= What you should do =
Can you write out all the lines word for word, with no pictures?

= Source excerpt =
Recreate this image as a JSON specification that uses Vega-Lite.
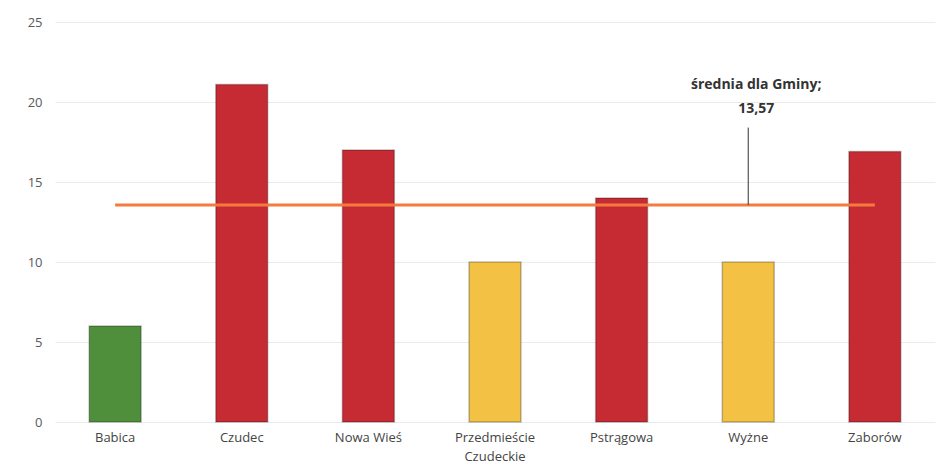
{
  "$schema": "https://vega.github.io/schema/vega-lite/v6.json",
  "width": 880,
  "height": 400,
  "autosize": "none",
  "padding": {"left": 55, "top": 22, "right": 8, "bottom": 44},
  "background": "white",
  "config": {"view": {"stroke": null}, "font": "Open Sans"},
  "datasets": {
    "solectwa": [
      {"solectwo": "Babica", "wartosc": 6.0, "poziom": "niski"},
      {"solectwo": "Czudec", "wartosc": 21.1, "poziom": "wysoki"},
      {"solectwo": "Nowa Wieś", "wartosc": 17.0, "poziom": "wysoki"},
      {"solectwo": "Przedmieście Czudeckie", "wartosc": 10.0, "poziom": "średni"},
      {"solectwo": "Pstrągowa", "wartosc": 14.0, "poziom": "wysoki"},
      {"solectwo": "Wyżne", "wartosc": 10.0, "poziom": "średni"},
      {"solectwo": "Zaborów", "wartosc": 16.9, "poziom": "wysoki"}
    ],
    "srednia": [
      {"od": "Babica", "do": "Zaborów", "wartosc": 13.57, "etykieta": "Wyżne", "y_tekst": 20.6, "y_linia": 18.4}
    ]
  },
  "layer": [
    {
      "data": {"name": "solectwa"},
      "mark": {"type": "bar", "stroke": "#00000040", "strokeWidth": 1.5},
      "encoding": {
        "x": {
          "field": "solectwo", "type": "nominal", "sort": null,
          "scale": {"paddingInner": 0.59, "paddingOuter": 0.27},
          "axis": {
            "title": null, "labelAngle": 0, "ticks": false, "domain": false,
            "labelPadding": 9, "labelFontSize": 13, "labelColor": "#444444",
            "labelExpr": "datum.label == 'Przedmieście Czudeckie' ? ['Przedmieście', 'Czudeckie'] : datum.label",
            "labelLineHeight": 19
          }
        },
        "y": {
          "field": "wartosc", "type": "quantitative",
          "scale": {"domain": [0, 25], "nice": false},
          "axis": {
            "title": null, "values": [0, 5, 10, 15, 20, 25], "ticks": false, "domain": false,
            "labelPadding": 13, "labelFontSize": 13, "labelColor": "#595959",
            "gridColor": "#ebebeb", "gridWidth": 1
          }
        },
        "color": {
          "field": "poziom", "type": "nominal", "legend": null,
          "scale": {"domain": ["niski", "średni", "wysoki"], "range": ["#4f8f3c", "#f3c244", "#c62a33"]}
        }
      }
    },
    {
      "data": {"name": "srednia"},
      "mark": {"type": "rule", "color": "#f47a3e", "strokeWidth": 3},
      "encoding": {
        "x": {"field": "od", "type": "nominal"},
        "x2": {"field": "do"},
        "y": {"field": "wartosc", "type": "quantitative"}
      }
    },
    {
      "data": {"name": "srednia"},
      "mark": {"type": "rule", "color": "#333333", "strokeWidth": 1},
      "encoding": {
        "x": {"field": "etykieta", "type": "nominal"},
        "y": {"field": "y_linia", "type": "quantitative"},
        "y2": {"field": "wartosc"}
      }
    },
    {
      "data": {"name": "srednia"},
      "mark": {"type": "text", "fontWeight": "bold", "fontSize": 14, "color": "#333333", "align": "center", "baseline": "bottom", "lineHeight": 24, "dx": 8},
      "encoding": {
        "x": {"field": "etykieta", "type": "nominal"},
        "y": {"field": "y_tekst", "type": "quantitative"},
        "text": {"value": ["średnia dla Gminy;", "13,57"]}
      }
    }
  ]
}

= Solution for this problem =
Recreate this image as a JSON specification that uses Vega-Lite.
{
  "$schema": "https://vega.github.io/schema/vega-lite/v6.json",
  "width": 880,
  "height": 400,
  "autosize": "none",
  "padding": {"left": 55, "top": 22, "right": 8, "bottom": 44},
  "background": "white",
  "config": {"view": {"stroke": null}, "font": "Open Sans"},
  "datasets": {
    "solectwa": [
      {"solectwo": "Babica", "wartosc": 6.0, "poziom": "niski"},
      {"solectwo": "Czudec", "wartosc": 21.1, "poziom": "wysoki"},
      {"solectwo": "Nowa Wieś", "wartosc": 17.0, "poziom": "wysoki"},
      {"solectwo": "Przedmieście Czudeckie", "wartosc": 10.0, "poziom": "średni"},
      {"solectwo": "Pstrągowa", "wartosc": 14.0, "poziom": "wysoki"},
      {"solectwo": "Wyżne", "wartosc": 10.0, "poziom": "średni"},
      {"solectwo": "Zaborów", "wartosc": 16.9, "poziom": "wysoki"}
    ],
    "srednia": [
      {"od": "Babica", "do": "Zaborów", "wartosc": 13.57, "etykieta": "Wyżne", "y_tekst": 20.6, "y_linia": 18.4}
    ]
  },
  "layer": [
    {
      "data": {"name": "solectwa"},
      "mark": {"type": "bar", "stroke": "#00000040", "strokeWidth": 1.5},
      "encoding": {
        "x": {
          "field": "solectwo", "type": "nominal", "sort": null,
          "scale": {"paddingInner": 0.59, "paddingOuter": 0.27},
          "axis": {
            "title": null, "labelAngle": 0, "ticks": false, "domain": false,
            "labelPadding": 9, "labelFontSize": 13, "labelColor": "#444444",
            "labelExpr": "datum.label == 'Przedmieście Czudeckie' ? ['Przedmieście', 'Czudeckie'] : datum.label",
            "labelLineHeight": 19
          }
        },
        "y": {
          "field": "wartosc", "type": "quantitative",
          "scale": {"domain": [0, 25], "nice": false},
          "axis": {
            "title": null, "values": [0, 5, 10, 15, 20, 25], "ticks": false, "domain": false,
            "labelPadding": 13, "labelFontSize": 13, "labelColor": "#595959",
            "gridColor": "#ebebeb", "gridWidth": 1
          }
        },
        "color": {
          "field": "poziom", "type": "nominal", "legend": null,
          "scale": {"domain": ["niski", "średni", "wysoki"], "range": ["#4f8f3c", "#f3c244", "#c62a33"]}
        }
      }
    },
    {
      "data": {"name": "srednia"},
      "mark": {"type": "rule", "color": "#f47a3e", "strokeWidth": 3},
      "encoding": {
        "x": {"field": "od", "type": "nominal"},
        "x2": {"field": "do"},
        "y": {"field": "wartosc", "type": "quantitative"}
      }
    },
    {
      "data": {"name": "srednia"},
      "mark": {"type": "rule", "color": "#333333", "strokeWidth": 1},
      "encoding": {
        "x": {"field": "etykieta", "type": "nominal"},
        "y": {"field": "y_linia", "type": "quantitative"},
        "y2": {"field": "wartosc"}
      }
    },
    {
      "data": {"name": "srednia"},
      "mark": {"type": "text", "fontWeight": "bold", "fontSize": 14, "color": "#333333", "align": "center", "baseline": "bottom", "lineHeight": 24, "dx": 8},
      "encoding": {
        "x": {"field": "etykieta", "type": "nominal"},
        "y": {"field": "y_tekst", "type": "quantitative"},
        "text": {"value": ["średnia dla Gminy;", "13,57"]}
      }
    }
  ]
}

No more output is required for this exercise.